Is there a 6ft tank that is L72" x D12" x H18"?


----------



## Clownloachlover (Apr 21, 2010)

that is a 56 gallon tank which is pretty small given that sized foot print...a more common size would be a 72 gallon which is 72 x 12 x 24


----------



## adanac50 (Apr 26, 2010)

Clownloachlover said:


> that is a 56 gallon tank which is pretty small given that sized foot print...a more common size would be a 72 gallon which is 72 x 12 x 24


The dims I quoted comes up as a 68 gallon tank via Aquarium Volume calculator...adding 6 more inches in height comes out to 90 gallons.


----------



## Clownloachlover (Apr 21, 2010)

my mistake calculator I used was wrong! try and stick with common sizes...that way you are likley to find what you are looking for...custom sizes cost more money!


----------



## hp10BII (Apr 23, 2010)

Clownloachlover said:


> my mistake calculator I used was wrong! try and stick with common sizes...that way you are likley to find what you are looking for...custom sizes cost more money!

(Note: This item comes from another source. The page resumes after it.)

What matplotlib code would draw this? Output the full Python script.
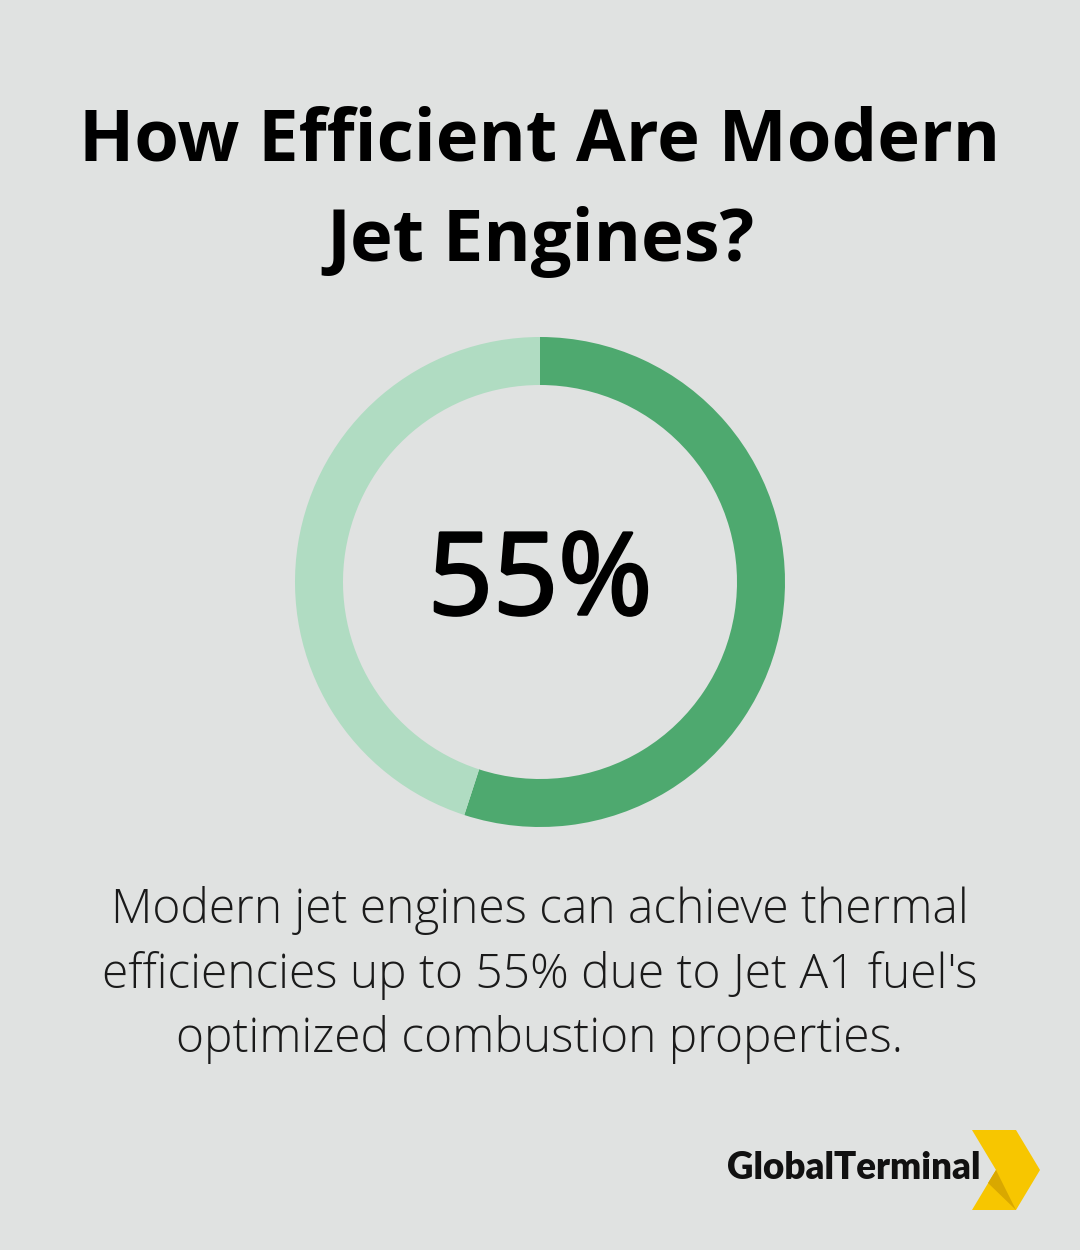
import matplotlib.pyplot as plt
import matplotlib.patheffects as pe
from matplotlib.patches import Polygon

# data
labels = ['Efficiency', 'Remainder']
values = [55, 45]
center_label = '55%'
title = 'How Efficient Are Modern\nJet Engines?'
caption = ("Modern jet engines can achieve thermal\n"
           "efficiencies up to 55% due to Jet A1 fuel's\n"
           "optimized combustion properties.")
brand = 'GlobalTerminal'

bg = '#E0E2E1'
colors = ['#4EA96F', '#B0DCC2']

W, H = 1080, 1250
fig = plt.figure(figsize=(W / 100, H / 100), dpi=100, facecolor=bg)

# donut
cx, cy, r = 540, 582, 245
ax = fig.add_axes([(cx - r) / W, (H - cy - r) / H, 2 * r / W, 2 * r / H])
ax.pie(values, colors=colors, startangle=90, counterclock=False,
       wedgeprops=dict(width=48 / r, linewidth=0))
ax.set_xlim(-1, 1)
ax.set_ylim(-1, 1)
ax.set_aspect('equal')
ax.axis('off')
ax.text(0, -0.01, center_label, ha='center', va='center', fontsize=82,
        family='Open Sans', color='black',
        path_effects=[pe.withStroke(linewidth=2.2, foreground='black')])

# title
fig.text(0.5, 1 - 192 / H, title, ha='center', va='center', fontsize=52,
         fontweight='bold', family='Open Sans', color='black', linespacing=1.52)

# caption
fig.text(0.5, 1 - 975 / H, caption, ha='center', va='center', fontsize=34.5,
         fontweight='light', family='Open Sans', color='#1a1a1a', linespacing=1.42)

# logo
fig.text(980 / W, 1 - 1168 / H, brand, ha='right', va='center', fontsize=26.5,
         fontweight='heavy', family='Lato', color='#111111')
lax = fig.add_axes([0, 0, 1, 1], facecolor='none')
lax.set_xlim(0, W)
lax.set_ylim(H, 0)
lax.axis('off')
lax.add_patch(Polygon([(972, 1130), (1016, 1130), (1040, 1170), (1016, 1210),
                       (972, 1210), (996, 1170)], closed=True,
                      facecolor='#F7C600', edgecolor='none'))
lax.add_patch(Polygon([(996, 1170), (988, 1183), (1016, 1210)], closed=True,
                      facecolor='#D9A800', edgecolor='none'))

fig.savefig('out.png', dpi=100, facecolor=bg)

and...probably much harder to sell down the road.


----------



## adanac50 (Apr 26, 2010)

Clownloachlover said:


> my mistake calculator I used was wrong! try and stick with common sizes...that way you are likley to find what you are looking for...custom sizes cost more money!


Understood...so you are telling me that is NOT a standard tank size? I have no intention of custom ordering this size, just curious on availability (if any).


----------



## tony1928 (Apr 22, 2010)

Wow, a 72x12 tank I don't think I've ever seen before as a standard factory tank size. Would appear very skinny for a 6 footer.


----------



## adanac50 (Apr 26, 2010)

tony1928 said:


> Wow, a 72x12 tank I don't think I've ever seen before as a standard factory tank size. Would appear very skinny for a 6 footer.


I'm thinking it's not made due to the fact that it would be too skinny/unsafe?


----------